Quizás algún día le gustaría casarse. Pero no ahora. Casarse era limitarse, someterse. Tenía que aparecer en el camino un hombre muy especial. Y tal vez ni aun así. Se podía vivir juntos. No necesitaban papeles para legalizar el amor.
El aire refrescaba. La luna asomaba su luz amarillenta. El sonido del silencio a ratos le parecía casi amenazante. Quizás debió haber ido a ver a Sara, después de todo, pensó, escuchando el silencio oculto en las ramas del naranjo. Sara la quería y ella quería a Sara. Eran amigas desde muy niñas. Intimas amigas. Se aceptaban a pesar de ser diferentes. Se arrepintió momentáneamente de haber escogido la soledad. Pero se había propuesto aprender a estar sola. Era su manera de rendir homenaje a la tía Inés. "Hay que aprender a ser buena compañía para uno mismo", solía decirle.
Se levantó y encendió la televisión. En la pantalla pequeña, en blanco y negro, pasaban el juicio. El alcaide aparecía condenado. Los guardias del tribunal miraban al médico que lo implicó tan contundentemente. Victoria pírrica de la justicia. Pocos meses después, el alcaide saldría de la prisión por buen comportamiento y asesinaría al médico en un camino desierto.
Hubo una época en que Lavinia pensó que las cosas podían ser diferentes.
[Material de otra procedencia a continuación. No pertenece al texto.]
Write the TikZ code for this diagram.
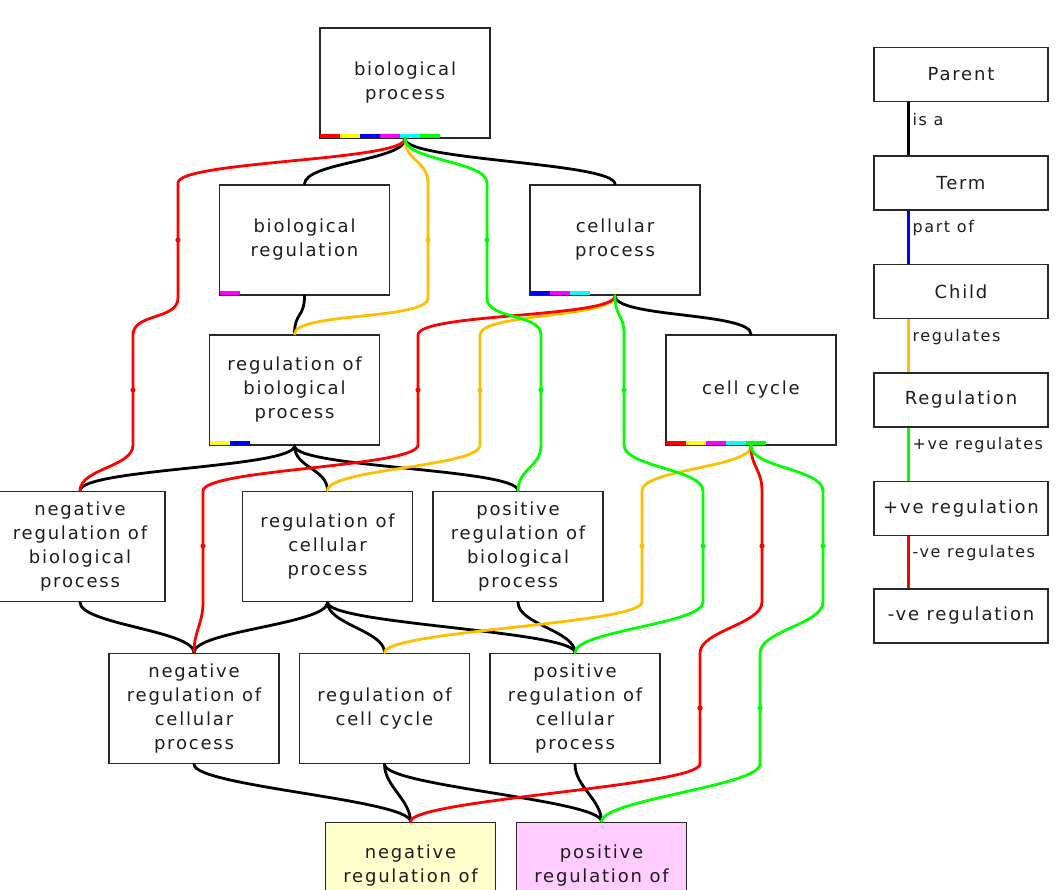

Una época de efervescencia cuando ella tenía dieciocho años y estaba pasando vacaciones con sus padres. Se encontró las calles cubiertas de afiches del partido de la oposición. La gente cantaba la canción del candidato verde con verdadero entusiasmo. Surcaban ilusiones de que la campaña electoral podría resultar en una victoria opositora. Todos los sueños quedaron dispersos el último domingo de la contienda. Una gran manifestación recorrió las calles demandando la renuncia de la familia gobernante, el retiro del candidato hijo del dictador. Los líderes opositores arengaban a aquella marea humana. Nadie debía moverse. Nadie retirarse a sus casas. Resistencia pacífica contra la tiranía. Hasta que los soldados empezaron a bajar por la avenida con sus cascos de combate hacia el grupo multicolor que se agitaba enervado por los discursos. No hubo quién pudiera contar después cuándo dieron comienzo los disparos, ni cómo aparecieron los cientos de zapatos que Lavinia vio dispersos por el suelo mientras corría en una estampida de caballos desbocados hacia donde su tía Inés agitaba las manos y la llamaba.